Известна история, как барон Розен в 1916 году в составе российской парламентской делегации поехал в Европу. В ходе посещения парламентариями Англии его выгнали из состава делегации, во Францию он уже не поехал. Потому что был единственным, кто, основываясь на прагматике и реализме, посмел сказать, что страна уже устала воевать. Если бы тогда его услышали, то смогли бы понять, что терпеть и держать фронт ещё можно было бы, как французы сделали, а вот жертвовать сотнями тысяч жизней в наступлении уже нельзя без риска потерять контроль над ситуацией. А вся делегация набросилась на Розена в духе напыщенной риторики про «произвол судьбы», «союзнический долг», «славу оружия» и т.д.

Стоны о невозможности предательства Сербии исходили от шумного, но бессмысленного либерального общественного мнения, проигравшего, по сути, и войну, и 1917 год. С этими стонами можно было бы легко справиться, будь у России качественные политические элиты.

В конце концов жалость к Сербии – надуманный предлог. Ведь им не грозил, скажем, холокост. Пусть бы и победили их, и отняли у них независимость. Что с того?

Из-за эфемерного понятия престижа державы мы получили 1917 год. Вот уж когда престиж страны был просто фантастическим. А закончилось всё сепаратным миром, позорным по своим условиям.

В этом сюжете особое значение приобретает отнюдь не Сербия, а роль общественного мнения для выработки государственной политики. Как минимум, это означает, что с общественным мнением надо работать. Скажем, под давлением общественного мнения Александр II вступил в войну с Османской империей. Но ведь он не полез на рожон брать Константинополь – вопреки всем воплям общественного мнения, хотя в чисто практическом плане легко мог это сделать. И сдал Болгарию на Берлинском конгрессе, о чем болгары до сих пор переживают. Но России-то что с того? Так ли уж много хорошего балканские страны сделали для нашей страны?

Когда в России начали играть в панславизм, его неоднократно критиковали. Отнюдь не все были панславистами в начале ХХ века. Но так совпало, что у противников панславизма не оказалось достаточной политической массы, а главное – мощной политической фигуры. Столыпина уже не было в живых, Дурново был слишком слаб физически и вообще через год после начала войны умер. Розен в 1916 году оказался в политической изоляции из-за якобы недостатка патриотизма. Всю патриотическую риторику присвоили себе либеральные профессора.
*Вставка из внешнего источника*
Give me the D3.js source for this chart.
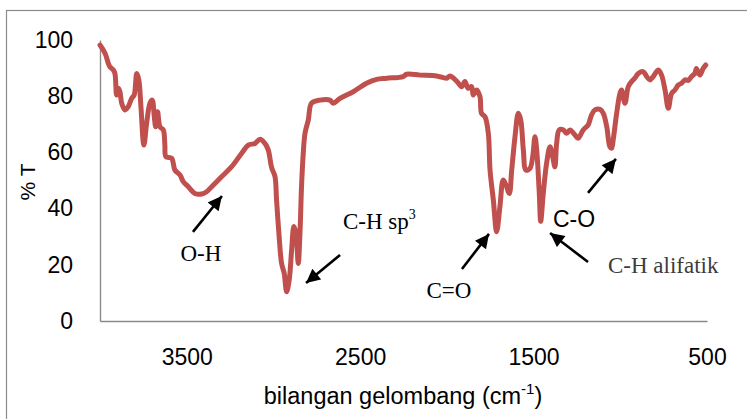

К сожалению, Павел Милюков в этом смысле не сильно отличался от Струве.

 

Любовь Ульянова

Действительно, в панславизме в начале ХХ века определенное влияние приобрел либеральный оттенок, несмотря на то, что изначально панславизм был все-таки связан с консервативным, скорее, славянофильством. Это и министр иностранных дел Сергей Сазонов, и его правая рука Григорий Трубецкой, и даже Милюков, занимавший проболгарскую позицию. Чем объясняется возникновение либерального панславизма? Национализм в этот момент стал либеральным и не был ли изначально обречен либерально-национальный синтез, возникший вокруг панславизма?

 

Алексей Миллер

«Либерально-националистический синтез вокруг панславизма» – для меня это непонятный конструкт, не имеющий какого-либо отношения к действительности. Но дискутировать об этом сейчас мне бы не хотелось.

Вопрос поставлен методологически неверно. Увлеченность панславизмом – не вопрос идеологических предпочтений. На консервативном фланге ещё в 1870-е годы Константин Леонтьев камня на камне не оставляет от панславизма. У нас были панславистские консерваторы, панславистские либералы, были какие-то панслависты-революционеры, которых описывал, скажем, Николай Тургенев.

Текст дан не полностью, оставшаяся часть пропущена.